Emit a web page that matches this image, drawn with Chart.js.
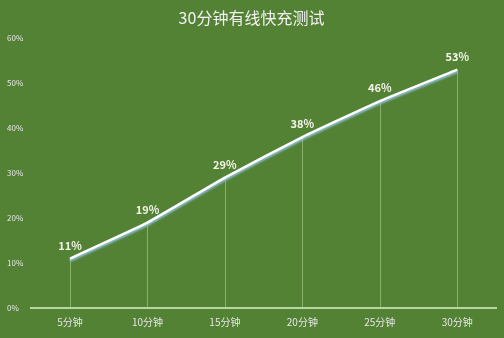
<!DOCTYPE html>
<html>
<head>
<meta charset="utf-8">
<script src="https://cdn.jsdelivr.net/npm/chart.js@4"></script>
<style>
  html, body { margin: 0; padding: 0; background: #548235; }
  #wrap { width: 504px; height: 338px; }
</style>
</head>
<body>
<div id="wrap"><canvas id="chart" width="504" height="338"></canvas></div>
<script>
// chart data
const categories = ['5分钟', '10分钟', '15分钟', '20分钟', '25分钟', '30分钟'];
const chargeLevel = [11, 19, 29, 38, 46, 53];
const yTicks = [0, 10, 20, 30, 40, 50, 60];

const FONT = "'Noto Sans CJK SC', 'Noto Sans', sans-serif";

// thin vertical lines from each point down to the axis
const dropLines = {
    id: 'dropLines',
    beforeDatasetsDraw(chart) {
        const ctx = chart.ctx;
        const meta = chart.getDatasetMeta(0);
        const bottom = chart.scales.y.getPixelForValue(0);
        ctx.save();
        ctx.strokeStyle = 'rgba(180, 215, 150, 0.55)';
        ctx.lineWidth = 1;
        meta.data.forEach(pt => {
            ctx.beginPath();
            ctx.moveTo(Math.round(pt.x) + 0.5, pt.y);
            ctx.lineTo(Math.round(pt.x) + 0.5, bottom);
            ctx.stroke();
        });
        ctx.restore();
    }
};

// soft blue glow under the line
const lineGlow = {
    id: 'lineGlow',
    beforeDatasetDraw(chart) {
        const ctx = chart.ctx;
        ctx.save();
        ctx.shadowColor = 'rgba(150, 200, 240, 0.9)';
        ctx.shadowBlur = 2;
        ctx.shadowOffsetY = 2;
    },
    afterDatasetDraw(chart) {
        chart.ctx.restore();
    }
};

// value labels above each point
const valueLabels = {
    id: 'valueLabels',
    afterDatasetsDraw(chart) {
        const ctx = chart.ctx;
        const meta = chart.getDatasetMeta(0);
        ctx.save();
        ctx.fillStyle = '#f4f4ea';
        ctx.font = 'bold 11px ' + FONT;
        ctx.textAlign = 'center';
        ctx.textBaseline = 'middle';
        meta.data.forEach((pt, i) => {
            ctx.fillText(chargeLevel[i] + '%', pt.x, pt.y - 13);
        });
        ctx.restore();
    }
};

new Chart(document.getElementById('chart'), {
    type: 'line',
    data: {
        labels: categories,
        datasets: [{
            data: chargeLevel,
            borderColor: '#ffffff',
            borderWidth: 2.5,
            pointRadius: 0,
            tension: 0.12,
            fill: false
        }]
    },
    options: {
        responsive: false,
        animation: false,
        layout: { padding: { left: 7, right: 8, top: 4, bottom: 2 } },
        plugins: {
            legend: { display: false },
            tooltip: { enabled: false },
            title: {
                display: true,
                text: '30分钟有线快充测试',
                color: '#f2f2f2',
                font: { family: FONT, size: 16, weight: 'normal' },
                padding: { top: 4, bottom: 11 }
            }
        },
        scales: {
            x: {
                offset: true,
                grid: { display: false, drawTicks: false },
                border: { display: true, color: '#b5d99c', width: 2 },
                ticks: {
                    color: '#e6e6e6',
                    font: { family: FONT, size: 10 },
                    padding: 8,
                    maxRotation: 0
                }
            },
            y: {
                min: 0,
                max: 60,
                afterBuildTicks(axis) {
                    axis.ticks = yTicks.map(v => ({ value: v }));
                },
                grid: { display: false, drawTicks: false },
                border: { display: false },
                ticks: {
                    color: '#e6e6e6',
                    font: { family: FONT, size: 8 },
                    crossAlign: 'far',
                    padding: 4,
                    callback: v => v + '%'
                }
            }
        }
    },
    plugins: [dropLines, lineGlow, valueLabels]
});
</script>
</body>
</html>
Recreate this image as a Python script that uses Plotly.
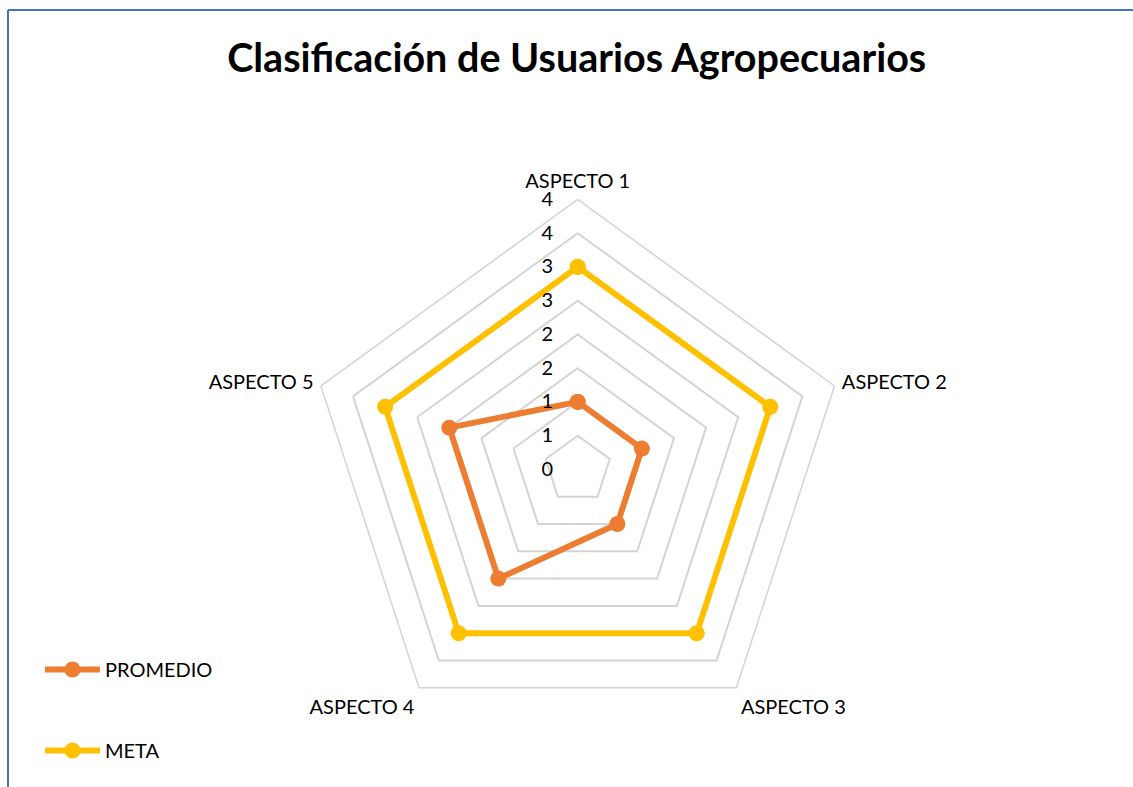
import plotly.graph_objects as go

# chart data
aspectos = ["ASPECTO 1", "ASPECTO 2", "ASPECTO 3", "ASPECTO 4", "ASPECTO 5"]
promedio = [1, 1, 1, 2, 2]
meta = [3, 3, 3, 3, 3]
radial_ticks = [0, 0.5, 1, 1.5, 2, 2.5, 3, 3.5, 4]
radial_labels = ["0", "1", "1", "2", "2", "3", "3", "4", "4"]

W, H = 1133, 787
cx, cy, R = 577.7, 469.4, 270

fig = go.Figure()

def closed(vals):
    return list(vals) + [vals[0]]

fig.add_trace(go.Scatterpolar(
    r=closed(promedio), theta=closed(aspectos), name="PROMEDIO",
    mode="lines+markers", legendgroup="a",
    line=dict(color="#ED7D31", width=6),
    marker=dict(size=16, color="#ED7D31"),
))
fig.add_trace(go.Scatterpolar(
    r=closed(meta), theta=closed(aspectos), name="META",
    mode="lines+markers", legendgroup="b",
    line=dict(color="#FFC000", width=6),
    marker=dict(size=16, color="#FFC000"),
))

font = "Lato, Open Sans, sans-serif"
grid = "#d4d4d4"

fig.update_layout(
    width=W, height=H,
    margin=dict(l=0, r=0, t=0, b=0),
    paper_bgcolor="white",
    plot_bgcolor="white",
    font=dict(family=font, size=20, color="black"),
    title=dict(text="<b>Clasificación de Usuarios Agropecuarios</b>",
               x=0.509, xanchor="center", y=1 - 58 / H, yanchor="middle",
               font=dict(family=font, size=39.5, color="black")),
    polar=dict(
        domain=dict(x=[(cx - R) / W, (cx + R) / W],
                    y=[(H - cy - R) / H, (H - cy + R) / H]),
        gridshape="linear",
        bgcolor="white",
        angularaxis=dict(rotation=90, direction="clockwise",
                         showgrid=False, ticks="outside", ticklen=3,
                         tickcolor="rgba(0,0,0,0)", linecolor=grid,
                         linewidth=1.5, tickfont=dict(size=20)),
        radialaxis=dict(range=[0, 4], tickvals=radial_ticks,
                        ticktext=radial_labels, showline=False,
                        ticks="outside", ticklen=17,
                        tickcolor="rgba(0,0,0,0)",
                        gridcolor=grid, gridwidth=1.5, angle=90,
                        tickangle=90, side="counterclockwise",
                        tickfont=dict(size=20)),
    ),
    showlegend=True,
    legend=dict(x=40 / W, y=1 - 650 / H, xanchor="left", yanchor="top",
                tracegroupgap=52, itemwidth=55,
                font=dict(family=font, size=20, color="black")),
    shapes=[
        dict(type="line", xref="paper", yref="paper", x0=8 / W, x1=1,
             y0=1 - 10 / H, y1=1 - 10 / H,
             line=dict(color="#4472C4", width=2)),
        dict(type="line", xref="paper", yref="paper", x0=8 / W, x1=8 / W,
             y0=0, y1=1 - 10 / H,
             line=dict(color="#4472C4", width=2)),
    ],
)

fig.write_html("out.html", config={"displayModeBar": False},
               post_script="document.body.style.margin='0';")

DIRECTIVE:
Repeat exactly the lines from the first line of the records above through the line containing "CJK SC', 'Noto", leaving out the pictures.

COMPLETE ANSWER:
Emit a web page that matches this image, drawn with Chart.js.
<!DOCTYPE html>
<html>
<head>
<meta charset="utf-8">
<script src="https://cdn.jsdelivr.net/npm/chart.js@4"></script>
<style>
  html, body { margin: 0; padding: 0; background: #548235; }
  #wrap { width: 504px; height: 338px; }
</style>
</head>
<body>
<div id="wrap"><canvas id="chart" width="504" height="338"></canvas></div>
<script>
// chart data
const categories = ['5分钟', '10分钟', '15分钟', '20分钟', '25分钟', '30分钟'];
const chargeLevel = [11, 19, 29, 38, 46, 53];
const yTicks = [0, 10, 20, 30, 40, 50, 60];

const FONT = "'Noto Sans CJK SC', 'Noto Sans', sans-serif";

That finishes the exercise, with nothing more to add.